In this issue of the Harbor Tides we begin looking back at the history of Harbor College as it approaches it’s 70th Anniversary. Harbor has changed drastically from what it has been to what it has now become. Yet this editorial is not about what has been or is, instead it is about what will be. Surrounding us, as we walk from classroom to classroom, building to building, we see Harbor’s past mingling with its future.
Steel, concrete, glass, being the characteristics that seem to define the future of Harbor surrounding the decommissioned, and soon to be decommissioned, brick and wooden structures that remind us of the history of what once was.

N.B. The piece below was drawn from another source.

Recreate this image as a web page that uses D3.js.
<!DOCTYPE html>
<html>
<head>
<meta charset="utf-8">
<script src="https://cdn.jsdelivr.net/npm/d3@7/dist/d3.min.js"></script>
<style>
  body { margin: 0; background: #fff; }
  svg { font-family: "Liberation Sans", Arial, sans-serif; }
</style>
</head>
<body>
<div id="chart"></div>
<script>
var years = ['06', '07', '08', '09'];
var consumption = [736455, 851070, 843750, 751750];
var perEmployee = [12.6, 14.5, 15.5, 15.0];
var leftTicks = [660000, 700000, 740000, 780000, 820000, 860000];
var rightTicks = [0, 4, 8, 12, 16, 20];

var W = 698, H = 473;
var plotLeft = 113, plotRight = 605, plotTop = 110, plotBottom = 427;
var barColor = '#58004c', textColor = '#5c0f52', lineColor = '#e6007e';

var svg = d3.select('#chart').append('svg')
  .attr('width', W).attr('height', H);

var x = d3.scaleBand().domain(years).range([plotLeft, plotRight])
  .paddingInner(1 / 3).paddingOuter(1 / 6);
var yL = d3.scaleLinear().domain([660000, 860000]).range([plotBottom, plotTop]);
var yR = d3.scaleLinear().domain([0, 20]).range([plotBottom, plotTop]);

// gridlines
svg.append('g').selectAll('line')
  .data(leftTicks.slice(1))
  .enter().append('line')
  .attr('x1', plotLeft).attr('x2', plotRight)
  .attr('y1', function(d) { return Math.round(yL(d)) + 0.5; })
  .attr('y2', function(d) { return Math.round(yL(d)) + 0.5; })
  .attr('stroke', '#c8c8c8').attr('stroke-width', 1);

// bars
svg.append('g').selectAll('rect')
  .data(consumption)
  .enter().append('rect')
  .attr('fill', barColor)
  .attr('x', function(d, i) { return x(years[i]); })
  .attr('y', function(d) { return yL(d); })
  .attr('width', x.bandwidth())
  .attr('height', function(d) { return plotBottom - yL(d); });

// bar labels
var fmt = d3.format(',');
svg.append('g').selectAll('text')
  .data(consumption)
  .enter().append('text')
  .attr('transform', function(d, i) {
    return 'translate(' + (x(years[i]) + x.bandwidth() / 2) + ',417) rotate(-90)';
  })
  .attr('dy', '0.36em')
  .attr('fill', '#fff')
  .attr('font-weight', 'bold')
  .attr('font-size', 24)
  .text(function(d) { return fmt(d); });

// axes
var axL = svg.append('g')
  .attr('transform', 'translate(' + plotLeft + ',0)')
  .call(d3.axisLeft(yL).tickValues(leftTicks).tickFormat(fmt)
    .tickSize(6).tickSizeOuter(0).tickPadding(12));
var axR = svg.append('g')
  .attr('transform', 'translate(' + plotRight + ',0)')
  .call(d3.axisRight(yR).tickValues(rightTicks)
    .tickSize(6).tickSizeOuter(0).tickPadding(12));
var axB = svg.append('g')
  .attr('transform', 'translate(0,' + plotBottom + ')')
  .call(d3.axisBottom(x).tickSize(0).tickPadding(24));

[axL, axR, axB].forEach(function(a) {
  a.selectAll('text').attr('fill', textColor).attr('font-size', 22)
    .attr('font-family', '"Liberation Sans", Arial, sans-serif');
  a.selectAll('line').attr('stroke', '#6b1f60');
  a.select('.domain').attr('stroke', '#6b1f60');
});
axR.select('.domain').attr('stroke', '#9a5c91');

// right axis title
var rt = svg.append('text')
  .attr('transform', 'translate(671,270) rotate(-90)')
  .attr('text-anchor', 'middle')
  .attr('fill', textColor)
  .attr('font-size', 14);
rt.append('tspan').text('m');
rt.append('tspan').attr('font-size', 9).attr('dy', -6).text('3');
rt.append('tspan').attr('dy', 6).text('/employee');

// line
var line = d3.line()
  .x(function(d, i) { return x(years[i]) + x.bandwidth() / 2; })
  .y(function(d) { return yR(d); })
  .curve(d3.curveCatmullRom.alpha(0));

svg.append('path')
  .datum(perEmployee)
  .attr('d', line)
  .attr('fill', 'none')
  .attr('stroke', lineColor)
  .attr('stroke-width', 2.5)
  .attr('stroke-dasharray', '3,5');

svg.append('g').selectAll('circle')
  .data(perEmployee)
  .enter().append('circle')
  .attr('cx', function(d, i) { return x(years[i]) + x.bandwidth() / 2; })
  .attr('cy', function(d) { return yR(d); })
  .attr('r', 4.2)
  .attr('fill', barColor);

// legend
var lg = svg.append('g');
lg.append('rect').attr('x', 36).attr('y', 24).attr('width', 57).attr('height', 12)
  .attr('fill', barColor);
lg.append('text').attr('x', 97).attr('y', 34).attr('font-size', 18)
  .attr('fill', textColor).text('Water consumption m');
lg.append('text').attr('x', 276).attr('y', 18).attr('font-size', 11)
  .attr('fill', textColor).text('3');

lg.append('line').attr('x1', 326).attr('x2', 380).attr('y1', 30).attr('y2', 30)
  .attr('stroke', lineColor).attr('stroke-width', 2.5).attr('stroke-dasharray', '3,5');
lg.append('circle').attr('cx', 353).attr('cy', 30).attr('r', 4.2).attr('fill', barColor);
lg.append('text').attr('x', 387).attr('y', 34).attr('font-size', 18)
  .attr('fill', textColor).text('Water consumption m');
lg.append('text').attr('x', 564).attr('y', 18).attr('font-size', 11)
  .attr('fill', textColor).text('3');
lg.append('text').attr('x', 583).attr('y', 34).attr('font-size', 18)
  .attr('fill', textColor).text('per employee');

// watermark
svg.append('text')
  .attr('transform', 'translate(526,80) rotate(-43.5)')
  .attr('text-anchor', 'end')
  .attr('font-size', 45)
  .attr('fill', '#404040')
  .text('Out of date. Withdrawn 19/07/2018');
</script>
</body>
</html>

If you were to walk through the campus’ gym and athletic department you would see on the walls old photographs of the various sports teams Harbor once had, sports and teams that no longer exist on campus except for these relics reminding us that we once were much different from what we are now.
These old photographs are memories, memories of a bright past, memories of a campus once known throughout the district as ‘Happy Harbor.’ Much like those photographs, the old decommissioned buildings being demolished serve as a memory of what Harbor once was, of the memories past generations created and left on our campus. Yet, while we are lucky enough to maintain some of the memories past sports teams created thanks to the old photographs still being displayed, the memories created in and by buildings such as the old Seahawk Center, the old Library, the Cafeteria, and other such buildings will be wiped away with their demolition not unlike Harbor has done before in the past. Going back a few decades, Harbor was once a campus with a culture and a legacy.
It had a stone walkway with various customized in-laid stones representing our students, totem poles and murals which celebrated the various cultures of the students on it’s campus; the campus of Harbor College had a personality. All of that past history however was wiped from our campus in one fell swoop when the administration from that time period suddenly decided we no longer needed it. Few of us might remember what that campus looked like, a campus that felt a lot more inclusive and celebratory of our differences, yet if we look around, we can still see a few relics from that time period standing.
We still have the old Seahawk center where countless generations of students have spent their off hours making memories with friends. We have the reconstructed mural that MECHA brought back from Harbor’s history with the help of our students, as well as a lone mural on campus sitting in front of the old administration building, but, the culture and legacy of Harbor, much like our old buildings, is slowly being demolished every time the school chooses to make changes that ignore the cultural history and personality that our campus has. This indifference to our history has occasionally reared its head into current administrative decisions. The recent focus from the campus towards demolition and construction has left topics, such as what will happen to the mural in front of the administration building as well as MECHA’s reconstruction, to yet be asked.
There has been a focus on building new and better buildings while forgetting to leave intact the legacy and trademarks that made Harbor what is and what it has always been, an inclusive home away from home for it’s students. In it’s place we’ve been left with the steel, concrete, and glass so predictable of bland universities and college campus’ across the country.
With the new Student Union and other construction taking place and ending this upcoming spring semester, our campus has a new opportunity to reverse these trends. Will Harbor continue it’s indifference towards it’s history and students, or will it do something radically different?
We at The Tides hope to see more opportunities for students, alumni, and the surrounding community to voice their opinions on decisions regarding what needs to be improved on campus as well as what needs to remain intact. For now however, we will no longer have a Seahawk Center, but will instead be left with a bland student union that you can find on any campus, a shiny monument to progress, or we can only hope.